Some may find that seems contradictory, but one has to do with expectations and the other with actual realisation figures. Depending on fourth-quarter results, next year’s budget could also still be adjusted upwards again by amendment later.
All this also reflects the challenges faced in making projections after the widespread devastation caused by Hurricane Irma in September 2017. Estimates understandably had to be conservative, as there was much uncertainty regarding the economy and government revenue as well as cost in the months that followed.
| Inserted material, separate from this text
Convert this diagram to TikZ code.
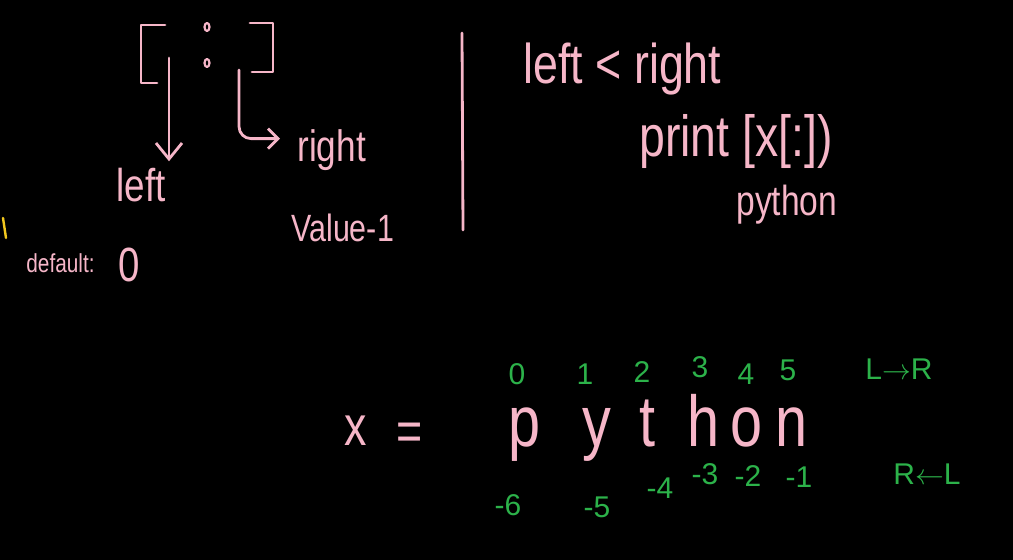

To a certain extent the latter is still the case, so prudence remains the order of the day. Up to and including the third quarter, spending stood at NAf. 353.6 million and income at NAf. 282.1 million. If they both were to continue this year’s exact average until now, during the last three months these final 2018 numbers would end up at respectively NAf. 471.4 million and NAf. 376.1 million, for an extrapolated deficit of NAf. 95.3 million.
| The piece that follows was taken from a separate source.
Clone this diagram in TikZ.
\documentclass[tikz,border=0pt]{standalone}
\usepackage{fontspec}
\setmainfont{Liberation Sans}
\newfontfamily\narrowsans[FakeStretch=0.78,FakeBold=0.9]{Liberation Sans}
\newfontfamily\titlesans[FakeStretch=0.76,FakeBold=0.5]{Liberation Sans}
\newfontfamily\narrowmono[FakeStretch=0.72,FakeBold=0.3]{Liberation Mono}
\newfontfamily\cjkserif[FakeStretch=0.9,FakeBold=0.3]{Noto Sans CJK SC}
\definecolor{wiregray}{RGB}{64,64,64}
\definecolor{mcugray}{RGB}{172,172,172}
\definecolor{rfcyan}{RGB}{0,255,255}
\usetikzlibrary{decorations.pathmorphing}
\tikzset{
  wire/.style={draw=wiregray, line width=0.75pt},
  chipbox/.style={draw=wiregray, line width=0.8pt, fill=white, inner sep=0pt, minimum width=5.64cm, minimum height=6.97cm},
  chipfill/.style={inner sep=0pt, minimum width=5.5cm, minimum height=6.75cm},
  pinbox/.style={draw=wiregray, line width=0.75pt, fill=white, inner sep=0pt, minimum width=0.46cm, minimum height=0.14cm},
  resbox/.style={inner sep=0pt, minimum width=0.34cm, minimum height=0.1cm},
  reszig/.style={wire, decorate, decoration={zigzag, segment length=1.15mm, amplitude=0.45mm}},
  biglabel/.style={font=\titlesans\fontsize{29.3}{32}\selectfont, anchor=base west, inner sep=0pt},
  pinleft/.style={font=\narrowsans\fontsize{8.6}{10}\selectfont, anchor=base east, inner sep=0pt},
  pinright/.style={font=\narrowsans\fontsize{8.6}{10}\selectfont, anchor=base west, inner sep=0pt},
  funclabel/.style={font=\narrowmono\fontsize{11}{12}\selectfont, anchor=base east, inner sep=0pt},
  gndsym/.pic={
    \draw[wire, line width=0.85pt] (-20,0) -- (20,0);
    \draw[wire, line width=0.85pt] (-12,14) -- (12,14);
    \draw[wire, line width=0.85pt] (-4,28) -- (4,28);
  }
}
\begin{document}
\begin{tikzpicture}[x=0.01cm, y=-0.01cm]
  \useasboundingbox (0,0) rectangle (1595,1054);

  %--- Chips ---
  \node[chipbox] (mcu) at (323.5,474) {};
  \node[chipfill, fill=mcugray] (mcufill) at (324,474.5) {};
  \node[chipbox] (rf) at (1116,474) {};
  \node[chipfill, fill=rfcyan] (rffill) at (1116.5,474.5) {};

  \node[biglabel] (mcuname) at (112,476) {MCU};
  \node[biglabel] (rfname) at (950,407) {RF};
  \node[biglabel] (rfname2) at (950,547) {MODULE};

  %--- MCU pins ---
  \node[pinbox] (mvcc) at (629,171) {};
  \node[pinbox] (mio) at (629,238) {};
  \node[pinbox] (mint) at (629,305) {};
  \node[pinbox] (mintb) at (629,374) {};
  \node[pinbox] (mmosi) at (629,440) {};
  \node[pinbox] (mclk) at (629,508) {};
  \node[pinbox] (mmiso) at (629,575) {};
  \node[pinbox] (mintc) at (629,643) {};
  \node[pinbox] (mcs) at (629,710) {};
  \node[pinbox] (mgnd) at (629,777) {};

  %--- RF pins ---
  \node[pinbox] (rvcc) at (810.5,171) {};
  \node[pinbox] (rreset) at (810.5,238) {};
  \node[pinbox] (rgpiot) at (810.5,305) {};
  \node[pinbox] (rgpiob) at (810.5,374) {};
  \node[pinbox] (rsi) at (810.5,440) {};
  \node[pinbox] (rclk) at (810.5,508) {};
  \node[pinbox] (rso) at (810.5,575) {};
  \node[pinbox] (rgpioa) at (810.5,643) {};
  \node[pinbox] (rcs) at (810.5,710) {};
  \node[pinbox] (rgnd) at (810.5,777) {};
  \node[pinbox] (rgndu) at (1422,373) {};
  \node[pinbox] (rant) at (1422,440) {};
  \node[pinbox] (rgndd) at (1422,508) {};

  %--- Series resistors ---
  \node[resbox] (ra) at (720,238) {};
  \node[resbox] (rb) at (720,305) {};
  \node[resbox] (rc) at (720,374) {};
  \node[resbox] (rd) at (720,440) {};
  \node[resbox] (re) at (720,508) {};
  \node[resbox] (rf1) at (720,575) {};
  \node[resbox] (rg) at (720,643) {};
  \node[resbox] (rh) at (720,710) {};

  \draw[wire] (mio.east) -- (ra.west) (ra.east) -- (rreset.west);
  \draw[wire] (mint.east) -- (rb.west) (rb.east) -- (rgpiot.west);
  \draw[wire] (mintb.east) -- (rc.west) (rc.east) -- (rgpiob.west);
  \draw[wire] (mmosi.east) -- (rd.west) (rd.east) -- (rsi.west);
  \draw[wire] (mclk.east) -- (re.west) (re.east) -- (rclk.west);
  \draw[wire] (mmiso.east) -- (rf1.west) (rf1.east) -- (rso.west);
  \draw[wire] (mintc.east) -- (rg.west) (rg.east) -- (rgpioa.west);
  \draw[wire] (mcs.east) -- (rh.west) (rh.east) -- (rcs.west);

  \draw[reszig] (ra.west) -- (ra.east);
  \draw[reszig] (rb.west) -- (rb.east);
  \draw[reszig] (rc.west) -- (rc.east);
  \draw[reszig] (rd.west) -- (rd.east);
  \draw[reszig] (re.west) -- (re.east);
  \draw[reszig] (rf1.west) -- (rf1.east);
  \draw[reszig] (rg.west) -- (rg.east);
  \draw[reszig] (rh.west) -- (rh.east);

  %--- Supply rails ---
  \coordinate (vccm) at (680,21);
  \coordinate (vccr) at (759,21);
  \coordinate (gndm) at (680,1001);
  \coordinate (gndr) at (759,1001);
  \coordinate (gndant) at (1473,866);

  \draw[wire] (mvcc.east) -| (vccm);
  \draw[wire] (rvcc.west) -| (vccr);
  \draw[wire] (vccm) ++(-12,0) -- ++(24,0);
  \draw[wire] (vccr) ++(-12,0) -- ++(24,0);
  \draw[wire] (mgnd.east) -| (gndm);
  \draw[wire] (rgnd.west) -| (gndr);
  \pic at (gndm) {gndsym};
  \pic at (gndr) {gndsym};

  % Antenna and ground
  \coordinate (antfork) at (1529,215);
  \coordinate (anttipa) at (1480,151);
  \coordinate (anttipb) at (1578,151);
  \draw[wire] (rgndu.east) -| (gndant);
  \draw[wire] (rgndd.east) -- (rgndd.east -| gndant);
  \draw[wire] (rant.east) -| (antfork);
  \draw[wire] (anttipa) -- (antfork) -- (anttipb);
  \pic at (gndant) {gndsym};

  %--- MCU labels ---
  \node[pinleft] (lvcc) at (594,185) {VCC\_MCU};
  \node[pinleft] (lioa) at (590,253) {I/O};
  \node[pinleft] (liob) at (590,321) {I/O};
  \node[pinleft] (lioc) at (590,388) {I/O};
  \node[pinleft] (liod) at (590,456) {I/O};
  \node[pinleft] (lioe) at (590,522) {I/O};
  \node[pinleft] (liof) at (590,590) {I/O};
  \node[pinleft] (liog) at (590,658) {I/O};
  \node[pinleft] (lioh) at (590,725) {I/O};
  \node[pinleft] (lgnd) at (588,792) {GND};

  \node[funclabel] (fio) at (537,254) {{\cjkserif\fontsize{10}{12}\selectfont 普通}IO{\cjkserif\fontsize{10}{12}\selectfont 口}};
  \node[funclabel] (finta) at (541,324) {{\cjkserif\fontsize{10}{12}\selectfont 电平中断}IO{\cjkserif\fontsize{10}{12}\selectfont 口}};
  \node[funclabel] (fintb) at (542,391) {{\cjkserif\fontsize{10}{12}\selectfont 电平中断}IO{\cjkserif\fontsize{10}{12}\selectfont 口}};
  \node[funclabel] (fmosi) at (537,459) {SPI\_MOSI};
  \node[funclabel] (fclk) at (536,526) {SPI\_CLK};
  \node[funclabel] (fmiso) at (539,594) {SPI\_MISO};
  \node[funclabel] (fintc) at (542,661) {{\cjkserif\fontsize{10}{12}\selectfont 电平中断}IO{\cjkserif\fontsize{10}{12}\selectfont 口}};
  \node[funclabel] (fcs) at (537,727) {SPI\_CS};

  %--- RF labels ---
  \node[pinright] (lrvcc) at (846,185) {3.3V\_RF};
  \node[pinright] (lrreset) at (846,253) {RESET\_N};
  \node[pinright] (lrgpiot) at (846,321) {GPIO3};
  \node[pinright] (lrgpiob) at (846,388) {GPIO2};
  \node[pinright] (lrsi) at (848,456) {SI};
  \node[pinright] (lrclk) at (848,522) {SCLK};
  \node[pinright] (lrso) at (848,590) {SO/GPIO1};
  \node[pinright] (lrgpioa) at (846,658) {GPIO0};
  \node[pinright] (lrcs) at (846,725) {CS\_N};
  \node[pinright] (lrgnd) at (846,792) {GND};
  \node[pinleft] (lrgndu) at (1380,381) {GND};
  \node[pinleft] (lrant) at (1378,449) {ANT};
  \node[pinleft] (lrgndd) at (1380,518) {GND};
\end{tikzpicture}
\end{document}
The deficit is being covered with liquidity support from the Netherlands of NAf. 32.6 million in July and 32.6 million in November, while a third amount was requested last month. It’s important to keep these – under the circumstances necessary – financial bailouts to a minimum, because although they are soft loans with low interest, grace periods and friendly terms, the money must eventually be paid and there should be no excessive mortgaging of the country’s future.